--- begin DATA LINES ---

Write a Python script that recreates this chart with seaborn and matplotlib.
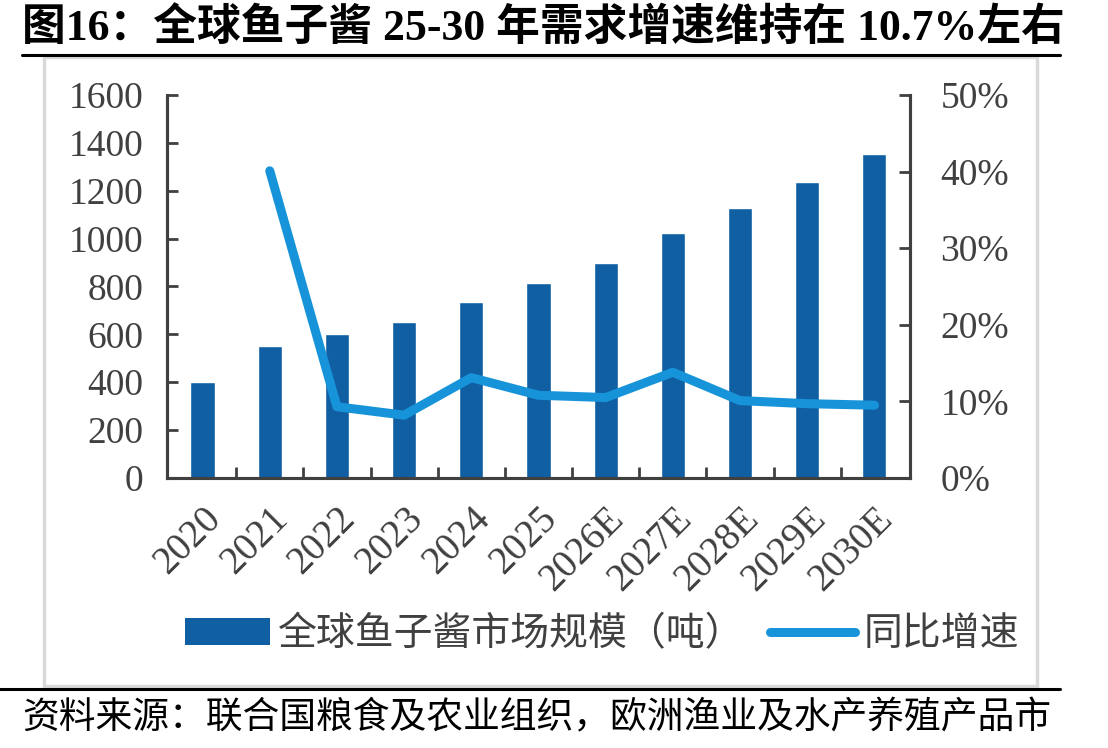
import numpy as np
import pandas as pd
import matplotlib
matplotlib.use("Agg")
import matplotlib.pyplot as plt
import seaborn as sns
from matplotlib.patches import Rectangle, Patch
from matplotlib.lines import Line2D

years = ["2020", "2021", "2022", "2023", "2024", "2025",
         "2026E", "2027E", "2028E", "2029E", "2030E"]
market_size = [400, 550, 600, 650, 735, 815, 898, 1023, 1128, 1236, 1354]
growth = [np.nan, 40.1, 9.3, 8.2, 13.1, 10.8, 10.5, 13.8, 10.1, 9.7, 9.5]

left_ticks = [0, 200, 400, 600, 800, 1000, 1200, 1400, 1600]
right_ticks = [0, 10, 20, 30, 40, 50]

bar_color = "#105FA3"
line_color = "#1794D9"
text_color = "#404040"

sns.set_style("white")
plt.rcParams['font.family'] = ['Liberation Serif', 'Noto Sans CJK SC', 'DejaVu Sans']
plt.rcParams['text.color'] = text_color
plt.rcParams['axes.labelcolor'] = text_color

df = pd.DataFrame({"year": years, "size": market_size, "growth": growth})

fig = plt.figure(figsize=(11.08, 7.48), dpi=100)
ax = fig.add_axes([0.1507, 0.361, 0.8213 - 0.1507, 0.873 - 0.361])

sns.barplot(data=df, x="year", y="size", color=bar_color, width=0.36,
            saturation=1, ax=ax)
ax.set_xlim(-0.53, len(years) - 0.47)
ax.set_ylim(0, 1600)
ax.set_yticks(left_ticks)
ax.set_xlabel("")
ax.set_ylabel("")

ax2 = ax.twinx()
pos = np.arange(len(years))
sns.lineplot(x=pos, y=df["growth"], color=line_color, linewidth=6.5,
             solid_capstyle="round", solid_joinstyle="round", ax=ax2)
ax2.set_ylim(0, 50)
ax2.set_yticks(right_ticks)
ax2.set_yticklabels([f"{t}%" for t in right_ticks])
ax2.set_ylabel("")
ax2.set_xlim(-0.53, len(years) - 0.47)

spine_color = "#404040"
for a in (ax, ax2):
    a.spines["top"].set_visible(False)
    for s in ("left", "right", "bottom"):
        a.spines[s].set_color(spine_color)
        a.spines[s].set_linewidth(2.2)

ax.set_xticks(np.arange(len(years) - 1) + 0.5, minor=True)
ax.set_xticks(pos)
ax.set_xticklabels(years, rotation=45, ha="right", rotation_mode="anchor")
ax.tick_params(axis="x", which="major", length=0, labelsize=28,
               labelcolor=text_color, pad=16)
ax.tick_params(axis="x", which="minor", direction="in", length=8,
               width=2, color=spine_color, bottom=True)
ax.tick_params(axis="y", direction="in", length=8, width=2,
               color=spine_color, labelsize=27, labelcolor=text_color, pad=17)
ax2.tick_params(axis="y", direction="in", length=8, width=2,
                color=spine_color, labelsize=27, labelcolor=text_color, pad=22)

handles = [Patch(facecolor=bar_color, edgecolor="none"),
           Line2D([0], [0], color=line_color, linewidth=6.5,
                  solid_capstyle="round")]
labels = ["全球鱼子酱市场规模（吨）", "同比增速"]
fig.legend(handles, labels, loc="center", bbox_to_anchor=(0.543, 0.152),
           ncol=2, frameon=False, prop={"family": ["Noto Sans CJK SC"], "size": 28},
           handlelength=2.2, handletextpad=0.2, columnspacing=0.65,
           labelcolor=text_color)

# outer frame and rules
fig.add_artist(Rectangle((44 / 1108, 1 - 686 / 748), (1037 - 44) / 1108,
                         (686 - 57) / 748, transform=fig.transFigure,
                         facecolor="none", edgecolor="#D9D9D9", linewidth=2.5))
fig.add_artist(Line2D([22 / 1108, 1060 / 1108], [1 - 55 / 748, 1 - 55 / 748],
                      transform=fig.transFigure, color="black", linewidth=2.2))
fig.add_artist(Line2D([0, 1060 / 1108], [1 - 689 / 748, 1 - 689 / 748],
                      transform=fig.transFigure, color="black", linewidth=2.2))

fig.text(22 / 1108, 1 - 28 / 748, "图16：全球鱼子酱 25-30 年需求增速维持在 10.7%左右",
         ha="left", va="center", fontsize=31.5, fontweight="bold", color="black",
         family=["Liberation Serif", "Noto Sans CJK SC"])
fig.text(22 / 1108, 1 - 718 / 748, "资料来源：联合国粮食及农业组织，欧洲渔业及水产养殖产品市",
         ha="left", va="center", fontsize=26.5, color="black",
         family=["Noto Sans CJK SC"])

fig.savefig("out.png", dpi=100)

--- end DATA LINES ---

▶ _EXERCISE BRIEF_: Restate each line from the start of the listing through the line bearing "a.spines[s].set_linewidth(2.2)" word for word. Drop the pictures.

▶ _SOLUTION TO THE PROBLEM_:
Write a Python script that recreates this chart with seaborn and matplotlib.
import numpy as np
import pandas as pd
import matplotlib
matplotlib.use("Agg")
import matplotlib.pyplot as plt
import seaborn as sns
from matplotlib.patches import Rectangle, Patch
from matplotlib.lines import Line2D

years = ["2020", "2021", "2022", "2023", "2024", "2025",
         "2026E", "2027E", "2028E", "2029E", "2030E"]
market_size = [400, 550, 600, 650, 735, 815, 898, 1023, 1128, 1236, 1354]
growth = [np.nan, 40.1, 9.3, 8.2, 13.1, 10.8, 10.5, 13.8, 10.1, 9.7, 9.5]

left_ticks = [0, 200, 400, 600, 800, 1000, 1200, 1400, 1600]
right_ticks = [0, 10, 20, 30, 40, 50]

bar_color = "#105FA3"
line_color = "#1794D9"
text_color = "#404040"

sns.set_style("white")
plt.rcParams['font.family'] = ['Liberation Serif', 'Noto Sans CJK SC', 'DejaVu Sans']
plt.rcParams['text.color'] = text_color
plt.rcParams['axes.labelcolor'] = text_color

df = pd.DataFrame({"year": years, "size": market_size, "growth": growth})

fig = plt.figure(figsize=(11.08, 7.48), dpi=100)
ax = fig.add_axes([0.1507, 0.361, 0.8213 - 0.1507, 0.873 - 0.361])

sns.barplot(data=df, x="year", y="size", color=bar_color, width=0.36,
            saturation=1, ax=ax)
ax.set_xlim(-0.53, len(years) - 0.47)
ax.set_ylim(0, 1600)
ax.set_yticks(left_ticks)
ax.set_xlabel("")
ax.set_ylabel("")

ax2 = ax.twinx()
pos = np.arange(len(years))
sns.lineplot(x=pos, y=df["growth"], color=line_color, linewidth=6.5,
             solid_capstyle="round", solid_joinstyle="round", ax=ax2)
ax2.set_ylim(0, 50)
ax2.set_yticks(right_ticks)
ax2.set_yticklabels([f"{t}%" for t in right_ticks])
ax2.set_ylabel("")
ax2.set_xlim(-0.53, len(years) - 0.47)

spine_color = "#404040"
for a in (ax, ax2):
    a.spines["top"].set_visible(False)
    for s in ("left", "right", "bottom"):
        a.spines[s].set_color(spine_color)
        a.spines[s].set_linewidth(2.2)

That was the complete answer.